Exercise objective:
Emit the data below verbatim, stripping out any pictures.

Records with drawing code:

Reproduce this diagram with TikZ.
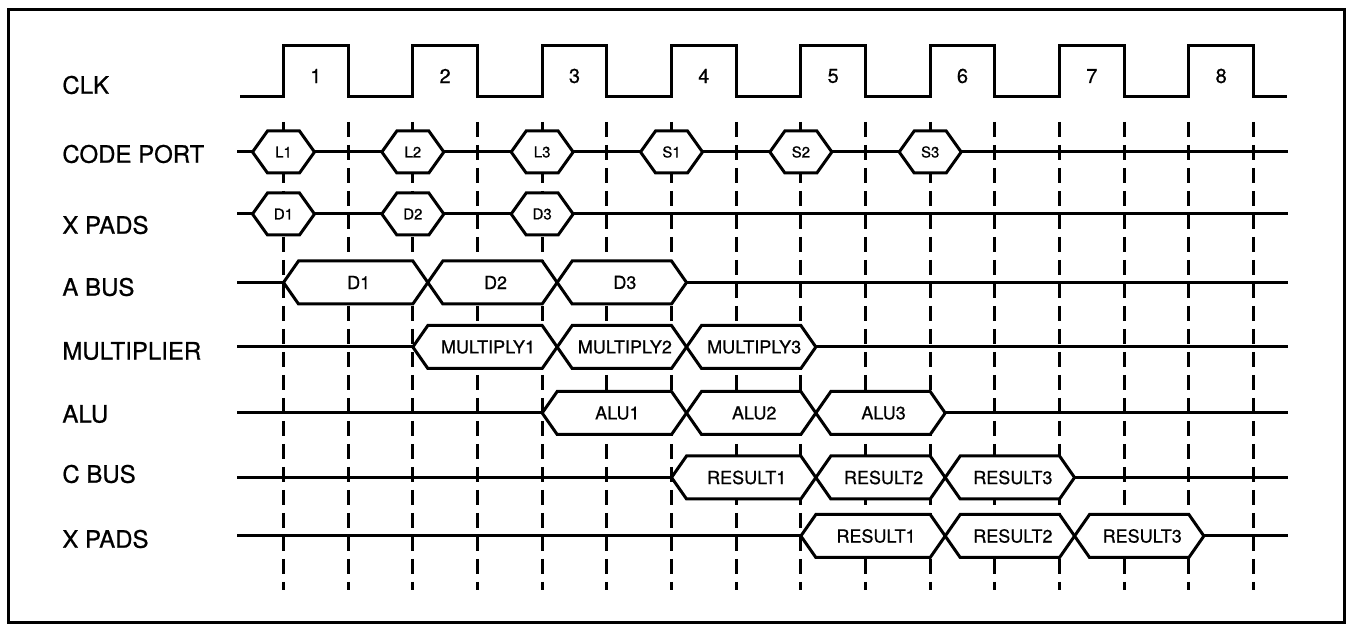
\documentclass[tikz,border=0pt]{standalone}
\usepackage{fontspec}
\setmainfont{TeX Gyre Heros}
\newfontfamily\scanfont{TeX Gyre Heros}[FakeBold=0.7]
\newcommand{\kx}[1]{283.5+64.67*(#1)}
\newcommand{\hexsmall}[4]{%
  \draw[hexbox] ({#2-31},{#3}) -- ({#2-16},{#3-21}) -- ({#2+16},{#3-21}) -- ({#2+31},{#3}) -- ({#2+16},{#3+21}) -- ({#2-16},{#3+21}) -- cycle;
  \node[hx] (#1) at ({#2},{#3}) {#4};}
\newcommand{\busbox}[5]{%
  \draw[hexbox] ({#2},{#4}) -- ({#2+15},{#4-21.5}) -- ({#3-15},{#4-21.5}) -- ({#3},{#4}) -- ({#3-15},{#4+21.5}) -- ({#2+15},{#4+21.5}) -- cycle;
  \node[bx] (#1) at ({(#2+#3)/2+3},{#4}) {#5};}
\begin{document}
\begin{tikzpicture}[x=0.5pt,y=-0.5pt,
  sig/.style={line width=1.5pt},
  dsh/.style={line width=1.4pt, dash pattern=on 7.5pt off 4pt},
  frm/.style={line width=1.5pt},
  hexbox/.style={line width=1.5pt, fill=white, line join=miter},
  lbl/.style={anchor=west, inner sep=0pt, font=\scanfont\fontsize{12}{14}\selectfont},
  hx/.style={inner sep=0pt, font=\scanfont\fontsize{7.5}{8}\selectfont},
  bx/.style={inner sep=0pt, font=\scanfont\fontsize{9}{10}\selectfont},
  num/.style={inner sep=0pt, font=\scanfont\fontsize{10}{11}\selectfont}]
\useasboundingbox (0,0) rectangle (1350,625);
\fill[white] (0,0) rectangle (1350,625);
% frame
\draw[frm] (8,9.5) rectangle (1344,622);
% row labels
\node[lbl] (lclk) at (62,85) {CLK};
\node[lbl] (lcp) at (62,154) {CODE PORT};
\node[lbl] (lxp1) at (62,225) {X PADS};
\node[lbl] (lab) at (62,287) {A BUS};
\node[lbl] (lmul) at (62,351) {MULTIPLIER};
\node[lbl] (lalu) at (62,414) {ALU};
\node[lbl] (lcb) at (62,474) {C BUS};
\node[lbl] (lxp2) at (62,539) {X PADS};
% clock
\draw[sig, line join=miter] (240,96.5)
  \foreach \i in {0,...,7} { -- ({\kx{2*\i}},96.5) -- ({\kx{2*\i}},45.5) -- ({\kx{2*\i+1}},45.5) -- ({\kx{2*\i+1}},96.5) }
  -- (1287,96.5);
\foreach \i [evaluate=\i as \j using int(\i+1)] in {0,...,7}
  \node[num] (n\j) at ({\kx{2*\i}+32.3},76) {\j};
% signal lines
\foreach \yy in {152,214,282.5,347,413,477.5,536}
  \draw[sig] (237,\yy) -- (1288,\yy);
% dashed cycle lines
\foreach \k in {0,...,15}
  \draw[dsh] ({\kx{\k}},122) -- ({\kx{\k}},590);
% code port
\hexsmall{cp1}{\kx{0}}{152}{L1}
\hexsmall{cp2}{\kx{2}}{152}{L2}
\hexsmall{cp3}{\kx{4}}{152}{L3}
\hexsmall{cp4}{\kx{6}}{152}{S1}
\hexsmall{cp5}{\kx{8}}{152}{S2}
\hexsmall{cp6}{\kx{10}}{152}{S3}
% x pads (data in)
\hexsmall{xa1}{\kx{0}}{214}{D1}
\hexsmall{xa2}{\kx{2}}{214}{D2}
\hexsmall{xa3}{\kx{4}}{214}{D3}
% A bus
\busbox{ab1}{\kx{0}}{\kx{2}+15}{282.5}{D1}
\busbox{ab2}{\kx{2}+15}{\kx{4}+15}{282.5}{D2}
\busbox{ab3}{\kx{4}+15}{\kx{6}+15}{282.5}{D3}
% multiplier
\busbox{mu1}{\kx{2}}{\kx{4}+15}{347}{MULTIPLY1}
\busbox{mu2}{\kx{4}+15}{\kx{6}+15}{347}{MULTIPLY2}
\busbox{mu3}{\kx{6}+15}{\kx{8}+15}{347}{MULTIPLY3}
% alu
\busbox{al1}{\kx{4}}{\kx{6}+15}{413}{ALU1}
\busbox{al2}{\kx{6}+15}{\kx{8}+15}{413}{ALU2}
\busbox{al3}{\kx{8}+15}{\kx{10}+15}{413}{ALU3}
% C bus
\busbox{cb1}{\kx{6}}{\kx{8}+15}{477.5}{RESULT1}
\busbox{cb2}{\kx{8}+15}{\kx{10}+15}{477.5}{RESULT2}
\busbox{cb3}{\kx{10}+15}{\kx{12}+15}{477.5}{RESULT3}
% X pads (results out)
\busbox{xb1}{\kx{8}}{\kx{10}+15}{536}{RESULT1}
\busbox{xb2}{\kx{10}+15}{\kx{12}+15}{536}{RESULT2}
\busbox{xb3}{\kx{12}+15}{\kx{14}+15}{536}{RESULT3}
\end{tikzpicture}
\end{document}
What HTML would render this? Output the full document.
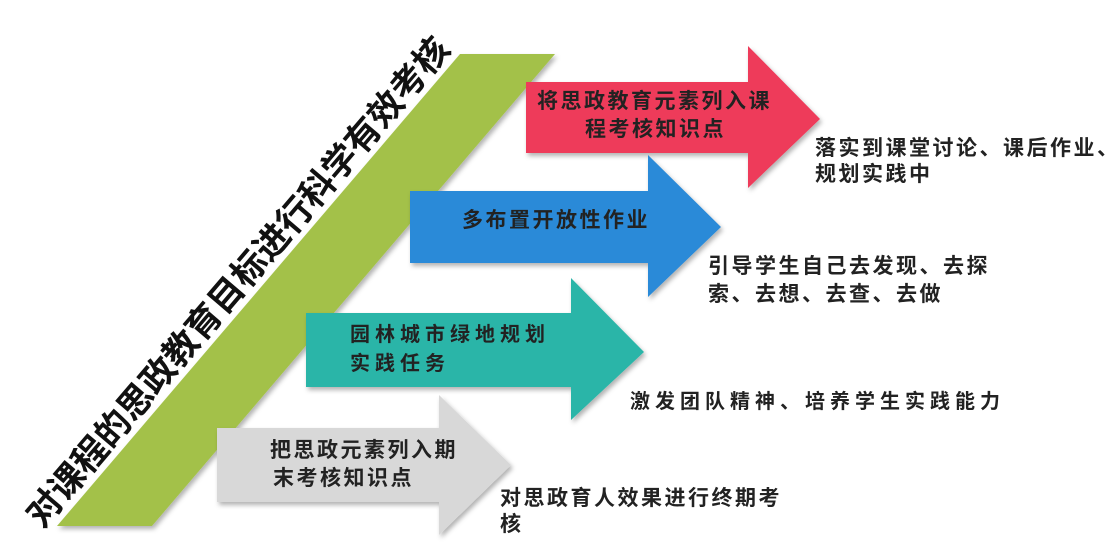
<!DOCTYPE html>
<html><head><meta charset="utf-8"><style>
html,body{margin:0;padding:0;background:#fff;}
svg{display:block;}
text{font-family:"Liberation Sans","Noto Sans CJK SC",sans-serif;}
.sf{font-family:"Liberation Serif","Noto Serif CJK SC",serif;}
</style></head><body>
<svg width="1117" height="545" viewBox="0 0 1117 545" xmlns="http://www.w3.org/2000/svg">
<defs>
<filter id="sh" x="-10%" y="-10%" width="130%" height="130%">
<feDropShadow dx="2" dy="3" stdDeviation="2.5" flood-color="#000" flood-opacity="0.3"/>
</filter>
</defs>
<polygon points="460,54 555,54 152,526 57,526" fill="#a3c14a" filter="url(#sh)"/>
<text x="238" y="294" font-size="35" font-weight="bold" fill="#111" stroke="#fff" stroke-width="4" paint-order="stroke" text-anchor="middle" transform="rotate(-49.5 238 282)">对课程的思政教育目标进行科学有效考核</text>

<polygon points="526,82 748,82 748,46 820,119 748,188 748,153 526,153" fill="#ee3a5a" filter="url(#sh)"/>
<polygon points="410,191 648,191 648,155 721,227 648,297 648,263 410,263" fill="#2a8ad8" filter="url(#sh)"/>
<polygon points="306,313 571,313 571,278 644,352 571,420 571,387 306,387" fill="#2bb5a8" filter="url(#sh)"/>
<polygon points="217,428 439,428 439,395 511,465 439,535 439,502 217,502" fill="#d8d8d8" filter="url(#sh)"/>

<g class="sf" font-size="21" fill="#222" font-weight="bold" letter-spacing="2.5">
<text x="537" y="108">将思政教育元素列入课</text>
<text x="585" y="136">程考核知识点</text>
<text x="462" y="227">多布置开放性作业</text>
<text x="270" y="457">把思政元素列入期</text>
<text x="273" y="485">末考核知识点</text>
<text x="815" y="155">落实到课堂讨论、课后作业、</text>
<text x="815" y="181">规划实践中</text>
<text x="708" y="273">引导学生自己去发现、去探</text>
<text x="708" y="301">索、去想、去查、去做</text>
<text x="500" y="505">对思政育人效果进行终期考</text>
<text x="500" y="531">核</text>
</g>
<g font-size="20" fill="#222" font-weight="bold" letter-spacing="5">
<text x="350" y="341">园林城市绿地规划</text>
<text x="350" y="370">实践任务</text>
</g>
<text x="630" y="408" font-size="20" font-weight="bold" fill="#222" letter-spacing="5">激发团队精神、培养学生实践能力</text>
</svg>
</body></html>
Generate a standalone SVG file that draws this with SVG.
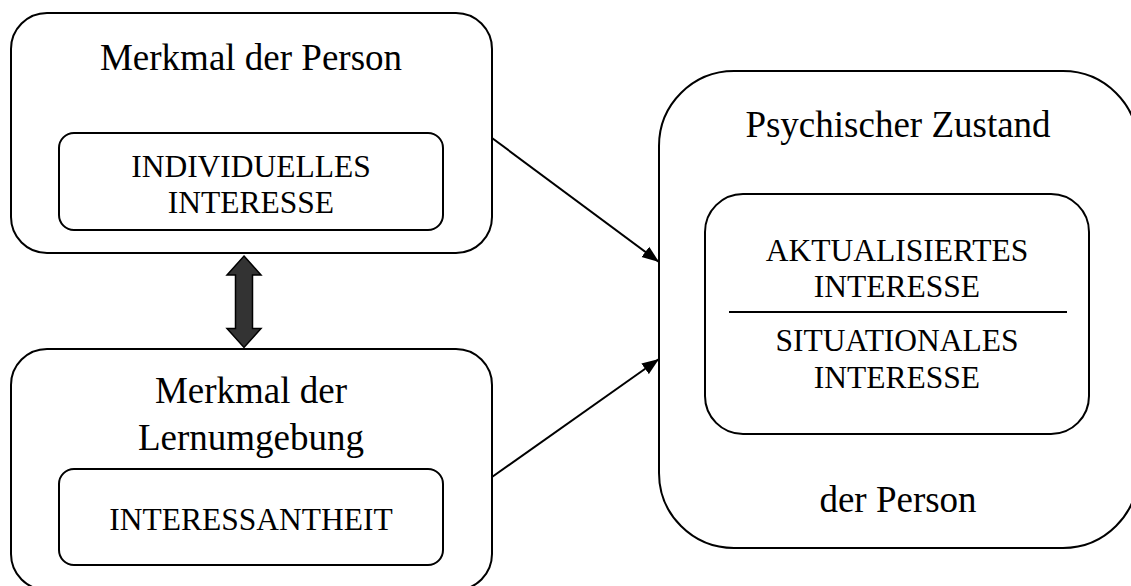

Written response:
Reproduce this diagram with TikZ.
\documentclass[tikz,border=0pt]{standalone}
\usepackage{fontspec}
\setmainfont{TeX Gyre Heros}
\newfontfamily\scanfont{TeX Gyre Heros}[FakeBold=0.7]
\newcommand{\kx}[1]{283.5+64.67*(#1)}
\newcommand{\hexsmall}[4]{%
  \draw[hexbox] ({#2-31},{#3}) -- ({#2-16},{#3-21}) -- ({#2+16},{#3-21}) -- ({#2+31},{#3}) -- ({#2+16},{#3+21}) -- ({#2-16},{#3+21}) -- cycle;
  \node[hx] (#1) at ({#2},{#3}) {#4};}
\newcommand{\busbox}[5]{%
  \draw[hexbox] ({#2},{#4}) -- ({#2+15},{#4-21.5}) -- ({#3-15},{#4-21.5}) -- ({#3},{#4}) -- ({#3-15},{#4+21.5}) -- ({#2+15},{#4+21.5}) -- cycle;
  \node[bx] (#1) at ({(#2+#3)/2+3},{#4}) {#5};}
\begin{document}
\begin{tikzpicture}[x=0.5pt,y=-0.5pt,
  sig/.style={line width=1.5pt},
  dsh/.style={line width=1.4pt, dash pattern=on 7.5pt off 4pt},
  frm/.style={line width=1.5pt},
  hexbox/.style={line width=1.5pt, fill=white, line join=miter},
  lbl/.style={anchor=west, inner sep=0pt, font=\scanfont\fontsize{12}{14}\selectfont},
  hx/.style={inner sep=0pt, font=\scanfont\fontsize{7.5}{8}\selectfont},
  bx/.style={inner sep=0pt, font=\scanfont\fontsize{9}{10}\selectfont},
  num/.style={inner sep=0pt, font=\scanfont\fontsize{10}{11}\selectfont}]
\useasboundingbox (0,0) rectangle (1350,625);
\fill[white] (0,0) rectangle (1350,625);
% frame
\draw[frm] (8,9.5) rectangle (1344,622);
% row labels
\node[lbl] (lclk) at (62,85) {CLK};
\node[lbl] (lcp) at (62,154) {CODE PORT};
\node[lbl] (lxp1) at (62,225) {X PADS};
\node[lbl] (lab) at (62,287) {A BUS};
\node[lbl] (lmul) at (62,351) {MULTIPLIER};
\node[lbl] (lalu) at (62,414) {ALU};
\node[lbl] (lcb) at (62,474) {C BUS};
\node[lbl] (lxp2) at (62,539) {X PADS};
% clock
\draw[sig, line join=miter] (240,96.5)
  \foreach \i in {0,...,7} { -- ({\kx{2*\i}},96.5) -- ({\kx{2*\i}},45.5) -- ({\kx{2*\i+1}},45.5) -- ({\kx{2*\i+1}},96.5) }
  -- (1287,96.5);
\foreach \i [evaluate=\i as \j using int(\i+1)] in {0,...,7}
  \node[num] (n\j) at ({\kx{2*\i}+32.3},76) {\j};
% signal lines
\foreach \yy in {152,214,282.5,347,413,477.5,536}
  \draw[sig] (237,\yy) -- (1288,\yy);
% dashed cycle lines
\foreach \k in {0,...,15}
  \draw[dsh] ({\kx{\k}},122) -- ({\kx{\k}},590);
% code port
\hexsmall{cp1}{\kx{0}}{152}{L1}
\hexsmall{cp2}{\kx{2}}{152}{L2}
\hexsmall{cp3}{\kx{4}}{152}{L3}
\hexsmall{cp4}{\kx{6}}{152}{S1}
\hexsmall{cp5}{\kx{8}}{152}{S2}
\hexsmall{cp6}{\kx{10}}{152}{S3}
% x pads (data in)
\hexsmall{xa1}{\kx{0}}{214}{D1}
\hexsmall{xa2}{\kx{2}}{214}{D2}
\hexsmall{xa3}{\kx{4}}{214}{D3}
% A bus
\busbox{ab1}{\kx{0}}{\kx{2}+15}{282.5}{D1}
\busbox{ab2}{\kx{2}+15}{\kx{4}+15}{282.5}{D2}
\busbox{ab3}{\kx{4}+15}{\kx{6}+15}{282.5}{D3}
% multiplier
\busbox{mu1}{\kx{2}}{\kx{4}+15}{347}{MULTIPLY1}
\busbox{mu2}{\kx{4}+15}{\kx{6}+15}{347}{MULTIPLY2}
\busbox{mu3}{\kx{6}+15}{\kx{8}+15}{347}{MULTIPLY3}
% alu
\busbox{al1}{\kx{4}}{\kx{6}+15}{413}{ALU1}
\busbox{al2}{\kx{6}+15}{\kx{8}+15}{413}{ALU2}
\busbox{al3}{\kx{8}+15}{\kx{10}+15}{413}{ALU3}
% C bus
\busbox{cb1}{\kx{6}}{\kx{8}+15}{477.5}{RESULT1}
\busbox{cb2}{\kx{8}+15}{\kx{10}+15}{477.5}{RESULT2}
\busbox{cb3}{\kx{10}+15}{\kx{12}+15}{477.5}{RESULT3}
% X pads (results out)
\busbox{xb1}{\kx{8}}{\kx{10}+15}{536}{RESULT1}
\busbox{xb2}{\kx{10}+15}{\kx{12}+15}{536}{RESULT2}
\busbox{xb3}{\kx{12}+15}{\kx{14}+15}{536}{RESULT3}
\end{tikzpicture}
\end{document}
What HTML would render this? Output the full document.
<!DOCTYPE html>
<html><head><meta charset="utf-8"><style>
html,body{margin:0;padding:0;background:#fff;}
svg{display:block;}
text{font-family:"Liberation Sans","Noto Sans CJK SC",sans-serif;}
.sf{font-family:"Liberation Serif","Noto Serif CJK SC",serif;}
</style></head><body>
<svg width="1117" height="545" viewBox="0 0 1117 545" xmlns="http://www.w3.org/2000/svg">
<defs>
<filter id="sh" x="-10%" y="-10%" width="130%" height="130%">
<feDropShadow dx="2" dy="3" stdDeviation="2.5" flood-color="#000" flood-opacity="0.3"/>
</filter>
</defs>
<polygon points="460,54 555,54 152,526 57,526" fill="#a3c14a" filter="url(#sh)"/>
<text x="238" y="294" font-size="35" font-weight="bold" fill="#111" stroke="#fff" stroke-width="4" paint-order="stroke" text-anchor="middle" transform="rotate(-49.5 238 282)">对课程的思政教育目标进行科学有效考核</text>

<polygon points="526,82 748,82 748,46 820,119 748,188 748,153 526,153" fill="#ee3a5a" filter="url(#sh)"/>
<polygon points="410,191 648,191 648,155 721,227 648,297 648,263 410,263" fill="#2a8ad8" filter="url(#sh)"/>
<polygon points="306,313 571,313 571,278 644,352 571,420 571,387 306,387" fill="#2bb5a8" filter="url(#sh)"/>
<polygon points="217,428 439,428 439,395 511,465 439,535 439,502 217,502" fill="#d8d8d8" filter="url(#sh)"/>

<g class="sf" font-size="21" fill="#222" font-weight="bold" letter-spacing="2.5">
<text x="537" y="108">将思政教育元素列入课</text>
<text x="585" y="136">程考核知识点</text>
<text x="462" y="227">多布置开放性作业</text>
<text x="270" y="457">把思政元素列入期</text>
<text x="273" y="485">末考核知识点</text>
<text x="815" y="155">落实到课堂讨论、课后作业、</text>
<text x="815" y="181">规划实践中</text>
<text x="708" y="273">引导学生自己去发现、去探</text>
<text x="708" y="301">索、去想、去查、去做</text>
<text x="500" y="505">对思政育人效果进行终期考</text>
<text x="500" y="531">核</text>
</g>
<g font-size="20" fill="#222" font-weight="bold" letter-spacing="5">
<text x="350" y="341">园林城市绿地规划</text>
<text x="350" y="370">实践任务</text>
</g>
<text x="630" y="408" font-size="20" font-weight="bold" fill="#222" letter-spacing="5">激发团队精神、培养学生实践能力</text>
</svg>
</body></html>
Generate a standalone SVG file that draws this with SVG.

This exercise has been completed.